*Exercise aim*
Write out, word for word, the stretch of lines beginning at the one with "Rebuild this chart" and ending at the one with "xAxis.select('.domain').attr('d', 'M' +", omitting the images.

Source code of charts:
-=-=-

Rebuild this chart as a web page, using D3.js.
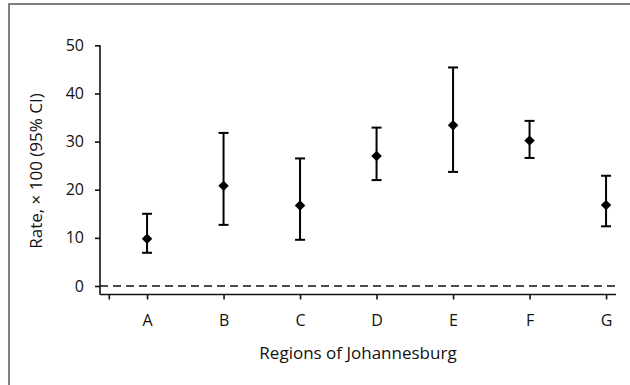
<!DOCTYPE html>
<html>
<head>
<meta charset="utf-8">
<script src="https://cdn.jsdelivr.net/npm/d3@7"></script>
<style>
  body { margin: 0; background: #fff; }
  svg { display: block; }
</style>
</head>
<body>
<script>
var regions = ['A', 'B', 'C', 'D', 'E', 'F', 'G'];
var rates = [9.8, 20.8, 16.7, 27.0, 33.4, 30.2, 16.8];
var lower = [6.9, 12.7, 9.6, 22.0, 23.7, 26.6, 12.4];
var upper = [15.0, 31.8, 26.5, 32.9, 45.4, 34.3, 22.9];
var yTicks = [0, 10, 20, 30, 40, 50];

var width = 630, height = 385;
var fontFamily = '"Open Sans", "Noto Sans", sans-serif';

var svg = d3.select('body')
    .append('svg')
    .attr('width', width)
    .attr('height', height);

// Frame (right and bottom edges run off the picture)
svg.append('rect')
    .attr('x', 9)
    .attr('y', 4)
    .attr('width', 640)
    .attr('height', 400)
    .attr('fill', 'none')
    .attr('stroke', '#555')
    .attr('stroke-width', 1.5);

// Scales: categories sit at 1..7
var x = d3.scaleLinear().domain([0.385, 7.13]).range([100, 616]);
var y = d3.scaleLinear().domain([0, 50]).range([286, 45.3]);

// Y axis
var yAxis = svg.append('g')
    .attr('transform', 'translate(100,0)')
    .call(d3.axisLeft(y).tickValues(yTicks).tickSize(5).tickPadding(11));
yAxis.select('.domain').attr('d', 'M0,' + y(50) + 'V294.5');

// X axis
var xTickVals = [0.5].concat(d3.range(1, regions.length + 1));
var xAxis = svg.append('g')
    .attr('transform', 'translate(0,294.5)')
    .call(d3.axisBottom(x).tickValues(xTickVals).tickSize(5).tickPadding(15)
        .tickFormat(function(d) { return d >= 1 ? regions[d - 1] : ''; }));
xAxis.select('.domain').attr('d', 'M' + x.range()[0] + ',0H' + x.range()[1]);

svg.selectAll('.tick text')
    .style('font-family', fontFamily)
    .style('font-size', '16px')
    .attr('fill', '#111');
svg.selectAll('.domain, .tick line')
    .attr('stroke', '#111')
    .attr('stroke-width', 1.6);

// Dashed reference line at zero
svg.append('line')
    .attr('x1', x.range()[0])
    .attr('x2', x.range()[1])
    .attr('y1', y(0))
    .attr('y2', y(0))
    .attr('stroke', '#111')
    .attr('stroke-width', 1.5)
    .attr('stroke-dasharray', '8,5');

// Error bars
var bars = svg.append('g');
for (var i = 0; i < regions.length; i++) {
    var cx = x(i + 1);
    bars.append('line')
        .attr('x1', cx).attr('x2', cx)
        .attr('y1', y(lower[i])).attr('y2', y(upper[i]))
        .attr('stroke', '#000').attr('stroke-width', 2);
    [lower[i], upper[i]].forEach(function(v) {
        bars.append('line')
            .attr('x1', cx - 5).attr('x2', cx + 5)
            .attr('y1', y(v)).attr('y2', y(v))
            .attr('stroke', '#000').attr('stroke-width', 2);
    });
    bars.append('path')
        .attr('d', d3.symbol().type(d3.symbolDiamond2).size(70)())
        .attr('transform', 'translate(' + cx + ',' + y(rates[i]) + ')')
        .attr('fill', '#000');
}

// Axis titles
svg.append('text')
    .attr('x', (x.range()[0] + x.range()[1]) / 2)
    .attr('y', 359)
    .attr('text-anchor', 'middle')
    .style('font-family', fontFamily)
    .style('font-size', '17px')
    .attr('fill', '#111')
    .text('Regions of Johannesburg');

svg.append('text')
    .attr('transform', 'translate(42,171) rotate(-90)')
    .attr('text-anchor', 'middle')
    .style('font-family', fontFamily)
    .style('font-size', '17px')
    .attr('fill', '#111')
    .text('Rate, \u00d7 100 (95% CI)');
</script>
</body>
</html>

-=-=-

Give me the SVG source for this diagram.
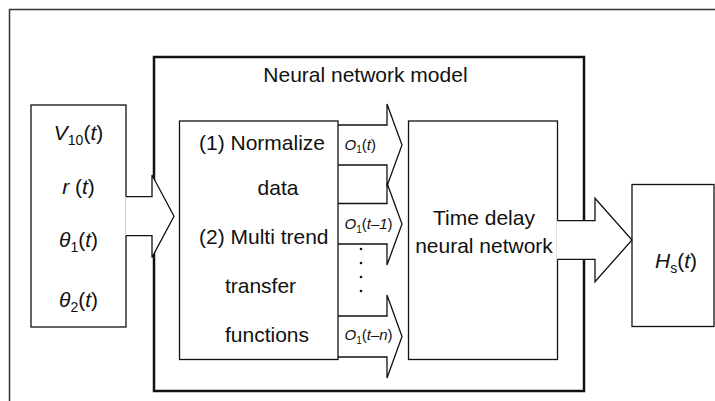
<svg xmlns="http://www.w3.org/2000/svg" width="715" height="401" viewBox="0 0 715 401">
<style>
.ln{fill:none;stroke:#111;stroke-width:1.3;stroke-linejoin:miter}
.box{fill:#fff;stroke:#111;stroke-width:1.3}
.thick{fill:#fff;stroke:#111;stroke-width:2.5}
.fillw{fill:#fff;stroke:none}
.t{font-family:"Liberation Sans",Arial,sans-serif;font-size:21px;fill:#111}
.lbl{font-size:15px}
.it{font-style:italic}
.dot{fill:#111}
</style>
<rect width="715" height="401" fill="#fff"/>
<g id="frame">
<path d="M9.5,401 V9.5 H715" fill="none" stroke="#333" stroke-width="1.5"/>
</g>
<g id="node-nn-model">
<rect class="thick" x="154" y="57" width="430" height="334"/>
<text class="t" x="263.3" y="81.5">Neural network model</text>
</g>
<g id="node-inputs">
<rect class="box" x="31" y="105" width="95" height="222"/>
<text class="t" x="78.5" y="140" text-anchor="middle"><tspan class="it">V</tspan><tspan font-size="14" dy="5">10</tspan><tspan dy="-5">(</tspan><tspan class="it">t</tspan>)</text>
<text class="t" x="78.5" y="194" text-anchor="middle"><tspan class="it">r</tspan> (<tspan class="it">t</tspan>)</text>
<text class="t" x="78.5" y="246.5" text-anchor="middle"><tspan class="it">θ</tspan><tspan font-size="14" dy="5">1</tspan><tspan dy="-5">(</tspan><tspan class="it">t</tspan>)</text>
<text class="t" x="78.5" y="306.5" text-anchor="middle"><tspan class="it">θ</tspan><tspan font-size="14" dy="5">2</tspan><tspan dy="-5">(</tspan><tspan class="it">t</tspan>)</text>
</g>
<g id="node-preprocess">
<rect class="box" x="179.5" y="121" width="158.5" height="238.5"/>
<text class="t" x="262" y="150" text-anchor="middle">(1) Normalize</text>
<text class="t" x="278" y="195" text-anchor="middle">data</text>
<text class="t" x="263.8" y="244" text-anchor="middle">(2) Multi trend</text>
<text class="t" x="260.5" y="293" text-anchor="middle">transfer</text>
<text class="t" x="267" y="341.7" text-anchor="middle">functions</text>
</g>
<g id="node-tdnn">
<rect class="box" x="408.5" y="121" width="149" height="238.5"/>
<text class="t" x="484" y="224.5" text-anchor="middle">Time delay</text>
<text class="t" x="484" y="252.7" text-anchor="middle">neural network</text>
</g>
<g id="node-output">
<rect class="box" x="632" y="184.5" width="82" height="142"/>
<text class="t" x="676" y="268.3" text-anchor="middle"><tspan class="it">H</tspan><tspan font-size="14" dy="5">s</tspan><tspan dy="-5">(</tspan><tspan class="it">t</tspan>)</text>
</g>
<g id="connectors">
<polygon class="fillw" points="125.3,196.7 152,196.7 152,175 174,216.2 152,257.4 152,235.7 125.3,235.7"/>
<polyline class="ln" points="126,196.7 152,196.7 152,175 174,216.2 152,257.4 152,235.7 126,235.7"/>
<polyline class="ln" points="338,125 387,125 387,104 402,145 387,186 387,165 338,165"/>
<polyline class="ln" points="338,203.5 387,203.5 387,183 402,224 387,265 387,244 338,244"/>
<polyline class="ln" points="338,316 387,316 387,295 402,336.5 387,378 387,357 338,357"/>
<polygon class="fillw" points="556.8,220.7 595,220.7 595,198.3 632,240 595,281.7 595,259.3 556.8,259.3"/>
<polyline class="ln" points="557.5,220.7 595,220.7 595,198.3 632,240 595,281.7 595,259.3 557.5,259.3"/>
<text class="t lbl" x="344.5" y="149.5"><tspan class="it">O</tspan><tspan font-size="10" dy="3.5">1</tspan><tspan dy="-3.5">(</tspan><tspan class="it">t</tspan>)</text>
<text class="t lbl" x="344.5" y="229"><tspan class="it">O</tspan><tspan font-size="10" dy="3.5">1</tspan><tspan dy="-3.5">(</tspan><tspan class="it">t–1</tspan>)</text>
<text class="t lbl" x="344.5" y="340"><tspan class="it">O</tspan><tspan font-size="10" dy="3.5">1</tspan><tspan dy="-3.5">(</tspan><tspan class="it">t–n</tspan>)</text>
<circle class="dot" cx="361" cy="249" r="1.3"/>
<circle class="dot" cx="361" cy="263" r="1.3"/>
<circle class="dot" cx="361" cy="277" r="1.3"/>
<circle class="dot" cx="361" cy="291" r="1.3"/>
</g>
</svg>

-=-=-

*Exercise solution*
Rebuild this chart as a web page, using D3.js.
<!DOCTYPE html>
<html>
<head>
<meta charset="utf-8">
<script src="https://cdn.jsdelivr.net/npm/d3@7"></script>
<style>
  body { margin: 0; background: #fff; }
  svg { display: block; }
</style>
</head>
<body>
<script>
var regions = ['A', 'B', 'C', 'D', 'E', 'F', 'G'];
var rates = [9.8, 20.8, 16.7, 27.0, 33.4, 30.2, 16.8];
var lower = [6.9, 12.7, 9.6, 22.0, 23.7, 26.6, 12.4];
var upper = [15.0, 31.8, 26.5, 32.9, 45.4, 34.3, 22.9];
var yTicks = [0, 10, 20, 30, 40, 50];

var width = 630, height = 385;
var fontFamily = '"Open Sans", "Noto Sans", sans-serif';

var svg = d3.select('body')
    .append('svg')
    .attr('width', width)
    .attr('height', height);

// Frame (right and bottom edges run off the picture)
svg.append('rect')
    .attr('x', 9)
    .attr('y', 4)
    .attr('width', 640)
    .attr('height', 400)
    .attr('fill', 'none')
    .attr('stroke', '#555')
    .attr('stroke-width', 1.5);

// Scales: categories sit at 1..7
var x = d3.scaleLinear().domain([0.385, 7.13]).range([100, 616]);
var y = d3.scaleLinear().domain([0, 50]).range([286, 45.3]);

// Y axis
var yAxis = svg.append('g')
    .attr('transform', 'translate(100,0)')
    .call(d3.axisLeft(y).tickValues(yTicks).tickSize(5).tickPadding(11));
yAxis.select('.domain').attr('d', 'M0,' + y(50) + 'V294.5');

// X axis
var xTickVals = [0.5].concat(d3.range(1, regions.length + 1));
var xAxis = svg.append('g')
    .attr('transform', 'translate(0,294.5)')
    .call(d3.axisBottom(x).tickValues(xTickVals).tickSize(5).tickPadding(15)
        .tickFormat(function(d) { return d >= 1 ? regions[d - 1] : ''; }));
xAxis.select('.domain').attr('d', 'M' + x.range()[0] + ',0H' + x.range()[1]);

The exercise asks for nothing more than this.